Eritrean war lingers on

February 5, 1992
Issue 

By Dan Connell

KEREN — The road to Keren, Eritrea's second largest city, is littered with the twisted, rusting remains of Ethiopian army vehicles — Fiat transports, heavy-duty Russian trucks, eight-wheeled BRDM-2 armoured cars and T-54 and T-55 tanks. The highway itself is in shreds, its ageing asphalt surface torn up by military traffic and apparently not repaired for over a decade.

But it is not only the land that wears the ugly scars of a war that engulfed this contested Red Sea territory for more than 30 years. An estimated 50,000 Eritrean combatants and as many as 200,000 civilians lost their lives. Another 11,000 people were permanently maimed before the brutal regime of Mengistu Haile Mariam fell last May, bringing an end to Eritrea's long and bitter fight for independence.

Ethiopian casualties were probably three or four times this number, though precise figures do not exist. The new Transitional Government of Ethiopia says that the former regime armed and trained over 1 million soldiers in 15 years and lost 320,000 of them in combat in Eritrea and elsewhere in Ethiopia. Tragically, the suffering is not yet over.

Recently three young boys herding their sheep and cattle on the slopes of Mt Lalamba on the outskirts of Keren were severely wounded when one of the animals stepped on a hidden land mine, left behind by panicked Ethiopian forces who fled to neighbouring Sudan on May 25, the day after the Eritrean People's Liberation Front captured Asmara, the Eritrean capital, and brought the war to an abrupt end.

Fifteen-year-old Idris Hamed lost one eye and suffered a compound leg fracture. Nuredin Farig also lost an eye. Eighteen-year-old Jamel Ali Jaber lost both of his legs.

The three boys are the latest of more than 200 civilian land mine casualties in Keren alone since the end of the fighting, according to doctors at the Keren hospital. They say that 90% of the serious injuries they now treat are land mine victims. The youngest amputee to date is five years old.

Officials of the provisional government of Eritrea, as the former insurgents now call themselves, say they have removed over 200,000 mines from farmland around Keren and more than 1 million elsewhere in Eritrea. They also warn that thousands more are still buried in the rocky soil here.

The problem is compounded by the rush of many local residents to resume agricultural activity after more than two years during which they were forcibly prevented from entering their fields. After EPLF fighting units entered the area in 1988, following the surprise defeat of government forces north of Keren at Af Abet, local authorities cleared a "cordon sanitaire" 10 kilometres from Keren and mined the entire strip around the city, farmers interviewed here say.

However, with a severe drought now in its second year and with the dstill due to the effects of the war, many farmers are anxious to get back to work. They are returning to plough their fields or to graze their animals regardless of the continuing danger from mines.

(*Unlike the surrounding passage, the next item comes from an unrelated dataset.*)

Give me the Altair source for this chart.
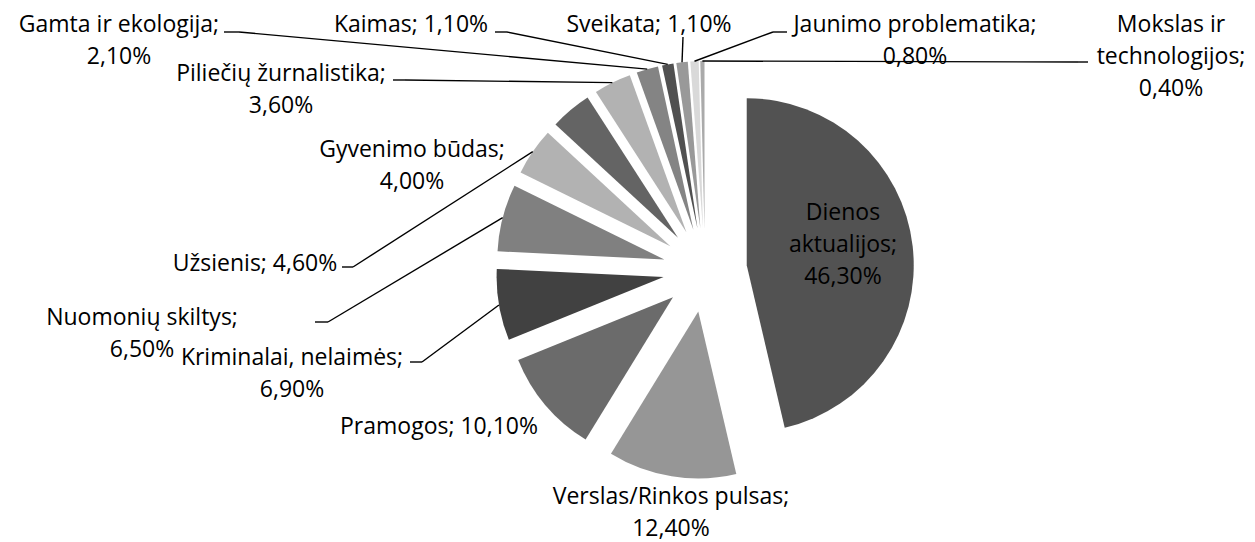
import altair as alt
import pandas as pd

# ---------------- data ----------------
categories = [
    "Dienos aktualijos", "Verslas/Rinkos pulsas", "Pramogos",
    "Kriminalai, nelaimės", "Nuomonių skiltys", "Užsienis",
    "Gyvenimo būdas", "Piliečių žurnalistika", "Gamta ir ekologija",
    "Kaimas", "Sveikata", "Jaunimo problematika", "Mokslas ir technologijos",
]
values = [46.3, 12.4, 10.1, 6.9, 6.5, 4.6, 4.0, 3.6, 2.1, 1.1, 1.1, 0.8, 0.4]

# ---------------- style ----------------
colors = ["#525252", "#969696", "#6b6b6b", "#414141", "#808080", "#b2b2b2",
          "#646464", "#b2b2b2", "#848484", "#505050", "#999999", "#d9d9d9", "#aaaaaa"]

W, H = 1239, 534
CX, CY = 697, 262      # pie centre (px)
R = 167                # pie radius (px)
D = 42                 # explosion distance (px)
LH = 32                # label line height
FONT = "Open Sans"
FS = 23

# label layout: anchor (centre of first line), wrap mode, leader (x0, x1, y) label-side
LABEL_LAYOUT = {
    "Dienos aktualijos":        dict(x=835, y=205, wrap=3, lead=None),
    "Verslas/Rinkos pulsas":    dict(x=663, y=489, wrap=2, lead=None),
    "Pramogos":                 dict(x=431, y=419, wrap=1, lead=None),
    "Kriminalai, nelaimės":     dict(x=284, y=350, wrap=2, lead=(402, 414, 354)),
    "Nuomonių skiltys":         dict(x=134, y=310, wrap=2, lead=(307, 320, 314)),
    "Užsienis":                 dict(x=247, y=256, wrap=1, lead=(334, 345, 259)),
    "Gyvenimo būdas":           dict(x=404, y=142, wrap=2, lead=None),
    "Piliečių žurnalistika":    dict(x=273, y=66, wrap=2, lead=(385, 397, 72)),
    "Gamta ir ekologija":       dict(x=111, y=17, wrap=2, lead=(216, 231, 24)),
    "Kaimas":                   dict(x=403, y=17, wrap=1, lead=(487, 499, 24)),
    "Sveikata":                 dict(x=641, y=17, wrap=1, lead=(675, 675, 29)),
    "Jaunimo problematika":     dict(x=907, y=17, wrap=2, lead=(779, 765, 24)),
    "Mokslas ir technologijos": dict(x=1163, y=17, wrap=3, lead=(1080, 1070, 54)),
}


def pct_text(v):
    return f"{v:.2f}".replace(".", ",") + "%"


def label_lines(cat, v):
    mode = LABEL_LAYOUT[cat]["wrap"]
    p = pct_text(v)
    if mode == 1:
        return [f"{cat}; {p}"]
    if mode == 2:
        return [f"{cat};", p]
    a, b = cat.rsplit(" ", 1)
    return [a, f"{b};", p]


rows = []
for i, (c, v) in enumerate(zip(categories, values)):
    lead = LABEL_LAYOUT[c]["lead"]
    rows.append(dict(category=c, value=v, order=i,
                     lx0=lead[0] if lead else None,
                     lx1=lead[1] if lead else None,
                     ly=lead[2] if lead else None))
df = pd.DataFrame(rows)

text_rows = []
for c, v in zip(categories, values):
    lay = LABEL_LAYOUT[c]
    for j, t in enumerate(label_lines(c, v)):
        text_rows.append(dict(category=c, line=j, text=t, tx=lay["x"], ty0=lay["y"]))
tdf = pd.DataFrame(text_rows)

base = (
    alt.Chart(df)
    .transform_joinaggregate(total="sum(value)")
    .transform_window(cum="sum(value)", sort=[alt.SortField("order")])
    .transform_calculate(t0="(datum.cum - datum.value) / datum.total * 2 * PI")
    .transform_calculate(t1="datum.cum / datum.total * 2 * PI")
    .transform_calculate(mid="(datum.t0 + datum.t1) / 2")
    .transform_calculate(cx=f"{CX} + {D} * sin(datum.mid)")
    .transform_calculate(cy=f"{CY} - {D} * cos(datum.mid)")
    .transform_calculate(ex=f"{CX} + {D + R} * sin(datum.mid)")
    .transform_calculate(ey=f"{CY} - {D + R} * cos(datum.mid)")
)

arcs = base.mark_arc(radius=R).encode(
    theta=alt.Theta("t0:Q", scale=None, stack=False),
    theta2="t1:Q",
    x=alt.X("cx:Q", scale=None, axis=None),
    y=alt.Y("cy:Q", scale=None, axis=None),
    color=alt.Color("category:N", scale=alt.Scale(domain=categories, range=colors), legend=None),
)

leaders = base.transform_filter("isValid(datum.ly)")

diag = leaders.mark_rule(color="black", strokeWidth=1.4).encode(
    x=alt.X("lx1:Q", scale=None, axis=None),
    y=alt.Y("ly:Q", scale=None, axis=None),
    x2="ex:Q",
    y2="ey:Q",
)
horiz = leaders.mark_rule(color="black", strokeWidth=1.4).encode(
    x=alt.X("lx0:Q", scale=None, axis=None),
    x2="lx1:Q",
    y=alt.Y("ly:Q", scale=None, axis=None),
)

texts = (
    alt.Chart(tdf)
    .transform_calculate(ty=f"datum.ty0 + datum.line * {LH}")
    .mark_text(font=FONT, fontSize=FS, color="black", align="center", baseline="middle")
    .encode(
        x=alt.X("tx:Q", scale=None, axis=None),
        y=alt.Y("ty:Q", scale=None, axis=None),
        text="text:N",
    )
)

chart = (
    alt.layer(arcs, horiz, diag, texts)
    .properties(width=W, height=H, padding=0, background="white",
                autosize=alt.AutoSizeParams(type="none"))
    .configure_view(strokeWidth=0)
)

chart.save("out.html", embed_options={"renderer": "svg", "actions": False})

Idris Hamed Ali, 60, was walking from his village to the market in Keren when he inadvertently triggered a land mine and blew his right leg off below the knee. "I was a carpenter — now I can do nothing", he said sadly.

Meanwhile, Keren has other problems as well. The city, whose population in the 1970s was only 20-25,000, swelled to three times its former size as displaced and impoverished villagers sought refuge here from fighting that reached a terrible peak in its last months.

"The mountains were flaming, all roads were blocked, and whole villages were reduced to debris. It was beyond the medieval times of Europe", said Afa Ghebre, a relief worker here with the Eritrean Catholic Secretariat.

Now that some villagers are returning to their homes outside Keren, however, other refugees are flowing in from squalid camps across the border in Sudan, where more than 500,000 Eritreans sought sanctuary over the past quarter century. This is putting a severe strain on Keren's meagre municipal resources, already stretched to the breaking point, local officials say.

Water, in short supply due to prolonged drought, is now being trucked daily to crowded neighbourhoods that lack functioning wells. Electricity is rationed, unemployment levels are extremely high, and most of the population is subsisting on donated relief grain.

The United Nations High Commission for Refugees is establishing a headquarters in Eritrea to assist returnees, but the official repatriation program is not scheduled to begin until January. Meanwhile, local Eritrean officials are struggling to keep up with the current influx. What they fear most is that returning refugees will camp in Keren rather than resettle in the countryside. "It will take time and much help to get these people back to their villages", said Keren deputy mayor Mohammed Saleh. "It is hard to convince them to go home because we have services here in Keren, and there is nothing for them to go back to in their villages."